Exercise: Return verbatim everything from the first line through the line that contains "96', 'Tháng 6 Năm 96']", and stop there.

Supplied material:

>> start

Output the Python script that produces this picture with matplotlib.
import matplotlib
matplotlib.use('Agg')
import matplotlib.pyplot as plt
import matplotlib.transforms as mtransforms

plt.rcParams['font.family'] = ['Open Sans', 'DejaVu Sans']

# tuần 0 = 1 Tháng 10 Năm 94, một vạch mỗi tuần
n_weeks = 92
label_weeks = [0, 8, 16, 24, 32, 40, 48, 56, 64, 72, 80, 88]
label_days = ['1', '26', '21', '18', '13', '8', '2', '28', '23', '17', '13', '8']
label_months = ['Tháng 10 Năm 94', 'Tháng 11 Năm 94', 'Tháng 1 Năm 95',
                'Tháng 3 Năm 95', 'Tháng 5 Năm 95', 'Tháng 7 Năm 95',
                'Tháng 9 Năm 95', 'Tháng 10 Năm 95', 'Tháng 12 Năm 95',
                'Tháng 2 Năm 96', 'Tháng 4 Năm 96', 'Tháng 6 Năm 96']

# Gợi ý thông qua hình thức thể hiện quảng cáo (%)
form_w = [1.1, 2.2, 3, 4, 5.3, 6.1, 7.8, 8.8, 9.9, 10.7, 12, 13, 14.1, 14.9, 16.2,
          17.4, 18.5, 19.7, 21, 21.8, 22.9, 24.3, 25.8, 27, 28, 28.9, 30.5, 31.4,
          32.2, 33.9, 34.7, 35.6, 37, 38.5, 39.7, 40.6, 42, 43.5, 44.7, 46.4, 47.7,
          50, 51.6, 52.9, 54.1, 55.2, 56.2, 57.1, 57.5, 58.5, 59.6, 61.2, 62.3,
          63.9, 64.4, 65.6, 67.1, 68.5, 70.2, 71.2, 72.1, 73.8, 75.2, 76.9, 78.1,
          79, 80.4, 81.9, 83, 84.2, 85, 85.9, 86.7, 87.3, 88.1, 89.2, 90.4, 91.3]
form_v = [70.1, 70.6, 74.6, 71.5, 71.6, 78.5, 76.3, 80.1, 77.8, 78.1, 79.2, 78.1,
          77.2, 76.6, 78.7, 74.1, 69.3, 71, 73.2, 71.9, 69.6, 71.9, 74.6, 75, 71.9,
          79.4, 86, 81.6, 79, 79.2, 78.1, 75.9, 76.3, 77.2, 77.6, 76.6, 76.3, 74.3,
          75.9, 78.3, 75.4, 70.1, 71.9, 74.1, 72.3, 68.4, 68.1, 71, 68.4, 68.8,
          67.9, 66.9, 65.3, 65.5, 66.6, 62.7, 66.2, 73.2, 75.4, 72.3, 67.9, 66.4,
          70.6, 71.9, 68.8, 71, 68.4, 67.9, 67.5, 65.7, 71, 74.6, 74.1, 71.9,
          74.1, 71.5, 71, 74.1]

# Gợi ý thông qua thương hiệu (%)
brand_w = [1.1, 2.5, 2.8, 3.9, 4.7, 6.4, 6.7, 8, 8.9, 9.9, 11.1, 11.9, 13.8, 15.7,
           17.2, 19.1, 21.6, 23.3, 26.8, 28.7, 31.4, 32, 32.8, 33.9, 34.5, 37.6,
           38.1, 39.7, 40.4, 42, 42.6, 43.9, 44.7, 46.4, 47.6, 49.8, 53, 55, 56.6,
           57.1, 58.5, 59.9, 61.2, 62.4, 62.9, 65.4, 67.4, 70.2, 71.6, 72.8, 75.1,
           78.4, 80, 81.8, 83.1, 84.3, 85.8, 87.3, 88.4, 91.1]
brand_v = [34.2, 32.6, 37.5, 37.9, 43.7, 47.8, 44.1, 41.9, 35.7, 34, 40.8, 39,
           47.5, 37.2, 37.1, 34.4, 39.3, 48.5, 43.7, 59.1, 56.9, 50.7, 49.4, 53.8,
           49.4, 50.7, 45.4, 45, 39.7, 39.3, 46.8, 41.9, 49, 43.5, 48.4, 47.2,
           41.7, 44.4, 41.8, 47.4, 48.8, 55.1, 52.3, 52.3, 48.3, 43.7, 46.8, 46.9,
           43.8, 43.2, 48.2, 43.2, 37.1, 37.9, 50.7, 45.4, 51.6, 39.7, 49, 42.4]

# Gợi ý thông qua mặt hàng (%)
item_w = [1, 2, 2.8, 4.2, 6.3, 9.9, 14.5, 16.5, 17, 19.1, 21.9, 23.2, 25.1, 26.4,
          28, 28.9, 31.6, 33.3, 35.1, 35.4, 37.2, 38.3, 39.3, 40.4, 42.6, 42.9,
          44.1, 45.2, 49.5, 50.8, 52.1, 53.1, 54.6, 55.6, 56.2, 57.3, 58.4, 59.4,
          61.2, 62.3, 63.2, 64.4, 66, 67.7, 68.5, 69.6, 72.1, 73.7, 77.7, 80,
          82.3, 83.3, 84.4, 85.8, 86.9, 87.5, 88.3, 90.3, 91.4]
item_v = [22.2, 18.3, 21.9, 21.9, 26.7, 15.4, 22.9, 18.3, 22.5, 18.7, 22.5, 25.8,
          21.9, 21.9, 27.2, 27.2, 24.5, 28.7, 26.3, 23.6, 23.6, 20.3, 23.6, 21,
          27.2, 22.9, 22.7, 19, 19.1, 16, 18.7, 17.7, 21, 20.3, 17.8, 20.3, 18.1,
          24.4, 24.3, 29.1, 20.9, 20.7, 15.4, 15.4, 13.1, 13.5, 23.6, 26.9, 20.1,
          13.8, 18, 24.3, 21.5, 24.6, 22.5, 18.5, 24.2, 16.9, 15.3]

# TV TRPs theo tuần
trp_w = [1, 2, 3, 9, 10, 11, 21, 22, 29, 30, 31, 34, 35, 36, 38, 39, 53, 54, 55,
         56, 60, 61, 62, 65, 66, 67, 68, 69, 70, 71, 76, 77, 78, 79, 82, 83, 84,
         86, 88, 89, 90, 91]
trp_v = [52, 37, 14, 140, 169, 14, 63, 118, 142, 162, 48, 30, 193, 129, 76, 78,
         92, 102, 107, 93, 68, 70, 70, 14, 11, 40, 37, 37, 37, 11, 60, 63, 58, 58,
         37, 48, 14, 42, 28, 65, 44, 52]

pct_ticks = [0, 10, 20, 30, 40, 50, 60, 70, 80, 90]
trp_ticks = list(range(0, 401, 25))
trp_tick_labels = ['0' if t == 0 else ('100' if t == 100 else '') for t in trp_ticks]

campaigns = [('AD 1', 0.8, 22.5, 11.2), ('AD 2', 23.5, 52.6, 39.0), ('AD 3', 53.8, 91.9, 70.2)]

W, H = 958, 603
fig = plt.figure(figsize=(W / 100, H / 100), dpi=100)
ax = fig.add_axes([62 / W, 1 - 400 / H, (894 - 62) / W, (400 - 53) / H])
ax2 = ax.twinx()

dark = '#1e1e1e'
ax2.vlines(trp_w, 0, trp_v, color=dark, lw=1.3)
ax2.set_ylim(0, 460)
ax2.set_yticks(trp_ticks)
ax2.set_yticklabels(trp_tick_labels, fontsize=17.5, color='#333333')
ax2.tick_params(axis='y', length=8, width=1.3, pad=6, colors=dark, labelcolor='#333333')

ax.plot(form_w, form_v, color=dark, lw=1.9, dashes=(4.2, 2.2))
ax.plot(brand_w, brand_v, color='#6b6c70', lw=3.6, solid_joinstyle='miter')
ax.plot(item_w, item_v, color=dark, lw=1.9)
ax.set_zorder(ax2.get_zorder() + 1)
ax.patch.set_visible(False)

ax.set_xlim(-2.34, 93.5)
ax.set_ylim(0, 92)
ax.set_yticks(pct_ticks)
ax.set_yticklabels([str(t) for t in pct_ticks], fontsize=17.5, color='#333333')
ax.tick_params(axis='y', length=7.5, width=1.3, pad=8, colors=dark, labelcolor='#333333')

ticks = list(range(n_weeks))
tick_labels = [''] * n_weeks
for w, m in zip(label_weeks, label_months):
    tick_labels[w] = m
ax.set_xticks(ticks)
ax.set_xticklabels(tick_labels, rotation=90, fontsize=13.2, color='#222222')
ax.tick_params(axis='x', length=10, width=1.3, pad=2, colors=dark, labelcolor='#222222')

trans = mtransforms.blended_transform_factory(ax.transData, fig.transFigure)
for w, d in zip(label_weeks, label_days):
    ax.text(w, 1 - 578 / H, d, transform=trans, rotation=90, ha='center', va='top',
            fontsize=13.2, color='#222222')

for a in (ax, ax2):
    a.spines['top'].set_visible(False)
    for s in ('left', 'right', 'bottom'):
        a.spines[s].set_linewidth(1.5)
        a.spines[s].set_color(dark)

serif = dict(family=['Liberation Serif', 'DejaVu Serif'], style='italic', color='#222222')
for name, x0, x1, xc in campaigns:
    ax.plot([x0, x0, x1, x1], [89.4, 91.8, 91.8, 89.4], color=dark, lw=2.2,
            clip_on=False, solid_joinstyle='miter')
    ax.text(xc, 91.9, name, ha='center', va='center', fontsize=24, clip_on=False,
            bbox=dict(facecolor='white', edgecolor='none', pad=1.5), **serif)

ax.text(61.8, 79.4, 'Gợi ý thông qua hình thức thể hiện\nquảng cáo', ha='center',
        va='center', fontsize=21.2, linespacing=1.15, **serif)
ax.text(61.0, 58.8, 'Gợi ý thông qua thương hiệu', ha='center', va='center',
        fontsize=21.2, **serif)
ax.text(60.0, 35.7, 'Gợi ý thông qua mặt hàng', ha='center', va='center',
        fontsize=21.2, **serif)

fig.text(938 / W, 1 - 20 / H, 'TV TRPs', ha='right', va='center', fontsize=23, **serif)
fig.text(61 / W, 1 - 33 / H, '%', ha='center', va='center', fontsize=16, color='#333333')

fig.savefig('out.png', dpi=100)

>> end

Full answer:
Output the Python script that produces this picture with matplotlib.
import matplotlib
matplotlib.use('Agg')
import matplotlib.pyplot as plt
import matplotlib.transforms as mtransforms

plt.rcParams['font.family'] = ['Open Sans', 'DejaVu Sans']

# tuần 0 = 1 Tháng 10 Năm 94, một vạch mỗi tuần
n_weeks = 92
label_weeks = [0, 8, 16, 24, 32, 40, 48, 56, 64, 72, 80, 88]
label_days = ['1', '26', '21', '18', '13', '8', '2', '28', '23', '17', '13', '8']
label_months = ['Tháng 10 Năm 94', 'Tháng 11 Năm 94', 'Tháng 1 Năm 95',
                'Tháng 3 Năm 95', 'Tháng 5 Năm 95', 'Tháng 7 Năm 95',
                'Tháng 9 Năm 95', 'Tháng 10 Năm 95', 'Tháng 12 Năm 95',
                'Tháng 2 Năm 96', 'Tháng 4 Năm 96', 'Tháng 6 Năm 96']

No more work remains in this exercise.